So ein wenig wie Holland...
Afrikaans...
Buren...
Bitte um Aufklärung.

Grüße

Volker


----------



## tresdes (24. Oktober 2010)

*AW: Südafrika- Erfahrungen?*

Hallo Volkerma,
Island-Guide Julius Drewes ist soweit ich weiss doch auch in Südafrika tätig....Schau doch einfach ma auf seine Seite www.travel2fish.com... vielleicht hilft es dir ja....


----------



## volkerm (24. Oktober 2010)

*AW: Südafrika- Erfahrungen?*

Danke,

gestern schon passiert, guter Kontakt, sehr angenehm.

Grüße

Volker


----------



## salmon Wim (24. Oktober 2010)

*AW: Südafrika- Erfahrungen?*

Bei St Lucia an der Ostküste gibt es einen herrlichen Salzwasser Innensee mit Queenfish
Gruss
salmon Wim


----------



## volkerm (25. Oktober 2010)

*AW: Südafrika- Erfahrungen?*

@ Pargo,

entweder stelle ich die falschen Fragen, oder die richtigen an der falschen Stelle.
Kannst Du vielleicht mal im RSA- Forum nachfragen, Du bist da sicher eine andere Hausnummer als so ein neuer "german guy"?
Es läuft auf Yellowfin raus, da bin ich ziemlich sicher.

Grüße

Volker


----------



## volkerm (26. Oktober 2010)

*AW: Südafrika- Erfahrungen?*

Langsam wirds auch bei sealine...

Danke für den Tip!

Grüße

Volker


----------



## Pargo Man (28. Oktober 2010)

*AW: Südafrika- Erfahrungen?*

Volker, Hi,
wo hast Du im SEALINE gepostet und unter welchem alias?

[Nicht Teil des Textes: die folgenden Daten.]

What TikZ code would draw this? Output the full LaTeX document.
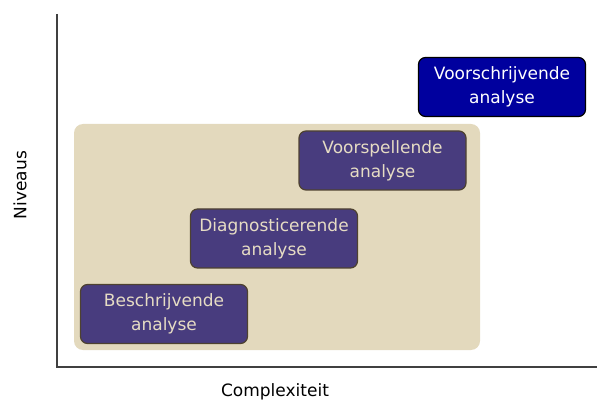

Ich klinke mich drauf.


----------



## volkerm (28. Oktober 2010)

*AW: Südafrika- Erfahrungen?*

Hallo,

unter "saltwater fishing"

"tuna trip"

Das Englisch ist noch etwas holprig, wird Zeit, wieder mal zwei Wochen englischsprachig zu fischen-
um die Sprachkenntnis aufzufrischen.

Grüße

Volker


----------



## Pargo Man (29. Oktober 2010)

*AW: Südafrika- Erfahrungen?*

Fishing for compliments, Volker? Dein Englisch ist grosse Klasse und Dein "Ausflug" zu den fischverrückten RSA Kollegen hat wirklich erschöpfend Auskunft geerntet, stimmt's?
#h
Gute Reise und viel Erfolg.
:m
PARGO


----------



## volkerm (17. November 2010)

*AW: Südafrika- Erfahrungen?*

Hallo,

die Sache nimmt Form an.
Ich werde meinen Freund in den nächsten Tagen persönlich sehen, er meint, es seiner Dame nahebringen zu können.
Die Bootskosten werden etwas geschönt, dann sollte es klappen.
Spätherbst/ Frühwinter 2011 wird es geschehen.
So wir dann noch leben und gesund sind.
Ich freue mich irre darauf, einen "richtigen" Thun zu drillen.

Grüße

Volker


----------



## volkerm (8. Dezember 2010)

*AW: Südafrika- Erfahrungen?*

Neue Infos von einem der Top- Guides dort:

Die Jungs fahren bis 40 Seemeilen offshore.
Meist mit Cat- Rümpfen und ordentlich Leistung; in dem Fall 400 PS.
Ganz billig ist das auch nicht; aber verständlich.
Swell so 1-3 Meter; wie Pargo schrieb- Tabletten.
Die Flüge gehen preislich; Unterkunft auch.
Na denn...

Grüße

Volker


----------